Despite her faults, my mother used to read me fairy tales at bedtime. She couldn’t have been the only one.

The Visually Impaired Leading the Visually Impaired

In my opinion, the problems in our society, at least in America, and probably similarly in all western nations, are built on two things:

  1. The breakup of the extended family because of industrialization;
  2. The deterioration of the nuclear family in the aftermath of World War II, the presence of the technological babysitter called television, and the Baby Boom/Counterculture’s rejection of societal values without offering substantive new values to replace them.

I don’t reject some of the insight of the Counterculture. We were in a society rife with hypocrisy, and it was natural to reject what we saw as false. But unfortunately, we didn’t replace it with what was true.

We didn’t get rid of hypocrisy, we just replaced it with our own brand.

Nor am I saying that industrialization shouldn’t have happened. Living in harmony with the ecosystem is obviously necessary for our long-term survival, but “going back to The Garden” is a Utopian ideal.

Argue this if you will, but having lost a real “infrastructure” of mentoring, parenting, or leadership for probably sixty years, this is what our world has become.

Is it any surprise?

Crisis, Opportunity, and a Chinese Fish Proverb

    Give a man a fish and you feed him for a day. Teach a man to fish and you feed him for a lifetime.
              — Chinese Proverb, exact attribution unknown.

Simply, many of us, clearly an unfortunately influential majority, do not understand how to live successfully. We don’t know how to fish.

And, as many in the personal development corner of the blogosphere have pointed out, the current financial crisis is an opportunity to stand up on our own two feet and make a life for ourselves. It would appear, however, that most people A.) don’t know how to begin, B.) don’t even think they can, or C.) don’t want to try.

Group A just needs some guidance. Group B needs some encouragement, which is probably best done by example.

I don’t think anyone can help group C until they want to help themselves.

Would Someone Please Teach Us How To Fish?

A recent statistic tells us that a billion people now have internet access. Though not all knowledge available on the internet has integrity, there is much that does.

Many of us because of our family situation unfortunately only had television and media for our role models — characters in an endless stream of fictional programming with no basis in reality whatsoever.

What I would like to suggest is that there is now an opportunity for our entire world to have access to role models of real value. The truly successful of the world could use the internet as a stage to leave us the legacy of their wisdom, real people leaving a real legacy that can reshape our society, as leaders to the world on how to live.

They have the resources and the money. All they would need is to dedicate the time.

They would also have to dedicate their hearts. No strings.

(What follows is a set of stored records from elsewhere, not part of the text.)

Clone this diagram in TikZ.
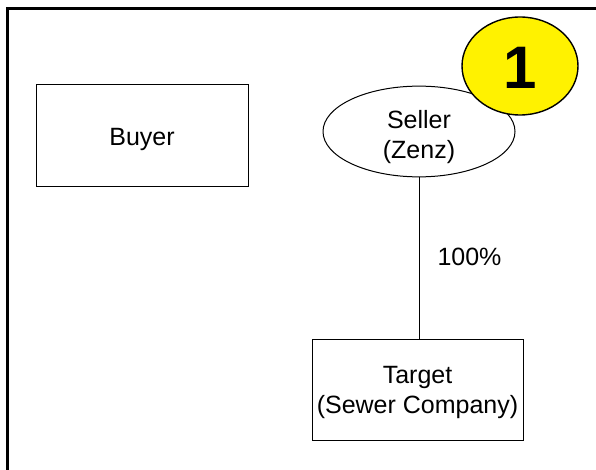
\documentclass[tikz,border=0pt]{standalone}
\usepackage{fontspec}
\setmainfont{Liberation Sans}
\usetikzlibrary{shapes.geometric}

\tikzset{
	party/.style={draw,line width=1pt,align=center,font=\fontsize{25}{30}\selectfont,inner sep=0pt},
	badge/.style={draw,ellipse,fill=yellow,line width=1.4pt,inner sep=0pt,font=\fontsize{60}{60}\selectfont\bfseries}
}

\begin{document}
\begin{tikzpicture}[x=1pt,y=-1pt]
	\useasboundingbox (0,0) rectangle (596,470);
\draw[line width=3pt] (7.5,470) -- (7.5,8.5) -- (596,8.5);
\node[party,minimum width=212pt,minimum height=102pt] (buyer) at (142,136) {\rule{0pt}{24pt}Buyer};
\node[party,ellipse,minimum width=192pt,minimum height=81pt] (seller) at (419,131.5) {\rule{0pt}{29pt}Seller\\(Zenz)};
\node[party,minimum width=211pt,minimum height=101pt] (target) at (417.5,389.5) {\rule{0pt}{23pt}Target\\(Sewer Company)};
	\draw[line width=1pt] (seller.south) -- (seller.south |- target.north);
	\node[font=\fontsize{25}{30}\selectfont] (own) at (469.5,257) {100\%};
	\node[badge,minimum width=116pt,minimum height=98pt] (step1) at (520,66) {\rule{0pt}{46pt}1};
\end{tikzpicture}
\end{document}
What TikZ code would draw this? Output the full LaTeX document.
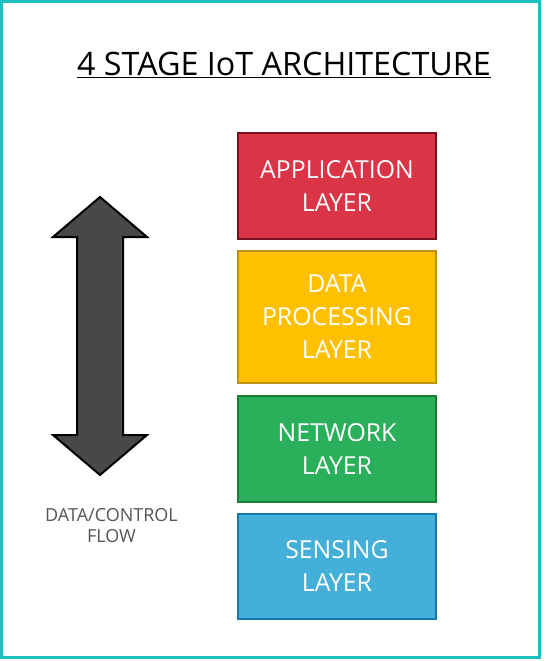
\documentclass[tikz,border=0pt]{standalone}
\usepackage{fontspec}
\setmainfont{Open Sans}
\begin{document}
\begin{tikzpicture}[x=1pt,y=-1pt,
  layer/.style={draw, line width=2pt, minimum width=198pt, align=center, text=white, font=\fontsize{24.8}{33}\selectfont, inner sep=0pt, anchor=north west},
  ]
\useasboundingbox (0,0) rectangle (545,661);
\fill[white] (0,0) rectangle (545,661);
\draw[color={rgb,255:red,28;green,190;blue,190}, line width=3pt] (1.5,1.5) rectangle (539,657);
\node[font=\fontsize{32.3}{38}\selectfont, anchor=base] (title) at (284,75) {\underline{4 STAGE IoT ARCHITECTURE}};
\node[layer, fill={rgb,255:red,219;green,52;blue,70}, draw={rgb,255:red,120;green,16;blue,32}, minimum height=106pt] (app) at (237,132) {APPLICATION\\LAYER};
\node[layer, fill={rgb,255:red,255;green,192;blue,0}, draw={rgb,255:red,190;green,145;blue,20}, minimum height=132pt] (data) at (237,250) {DATA\\PROCESSING\\LAYER};
\node[layer, fill={rgb,255:red,42;green,176;blue,90}, draw={rgb,255:red,25;green,125;blue,55}, minimum height=106pt] (net) at (237,395) {NETWORK\\LAYER};
\node[layer, fill={rgb,255:red,68;green,176;blue,218}, draw={rgb,255:red,20;green,120;blue,175}, minimum height=105pt] (sens) at (237,513) {SENSING\\LAYER};
\draw[line width=2pt, fill={rgb,255:red,72;green,72;blue,72}, line join=miter]
  (100,197) -- (147,237) -- (123,237) -- (123,435) -- (147,435) -- (100,475) -- (53,435) -- (77,435) -- (77,237) -- (53,237) -- cycle;
\node[font=\fontsize{18}{21.5}\selectfont, text={rgb,255:red,85;green,85;blue,85}, align=center] (flow) at (111.5,525.5) {DATA/CONTROL\\FLOW};
\end{tikzpicture}
\end{document}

(Yes, that’s right. I’m asking the successful of the world to consider offering this kind of service to the world at their own expense, out of the goodness of their hearts. I think, since most successful people must already understand the concept of service, this is an only slightly audacious proposal.)

I am not suggesting any government oversight for this.

I am not asking or even suggesting trade secrets or proprietary information. I’m just talking about day-to-day wisdom.

I am not speaking of just entrepreneurs. I am speaking of all categories and facets of human experience. The successful in every field.

How to be ethical.

How to make hard choices.

How to live with ourselves.

How to give a damn.

How to make our lives work.

And of course, all those little things, like balancing our checkbooks, how to have safe sex, how not to walk into a busy New York City street and get ourselves killed.

(And, hey … even how to say no to something we can’t afford.)

In other words, I’m talking about how to fish.

Virtually Available Role Models for Actual Humanity

Happily, there are some who are already taking steps in the direction. Naturally I think of Oprah Winfrey, and those who are in her circle. On a much smaller scale, but no less valid, are the efforts of many personal development writers; however, none of these individuals have the “traction” of respected celebrity or established presence on the world stage that I would ideally want to see in this role.

Virtual relationships — as in “internet relationships,” as vital as they can sometimes be — are not the whole answer, but we can’t turn back the clock to a time before the internet, and I doubt most of us would want to.

With mentoring and parenting less prevalent in the real world than it was decades ago, perhaps the virtual world can help fill this widening void until we learn the skills to find the right balance in living with our technology, and the willingness and strength to re-embrace our innate humanity.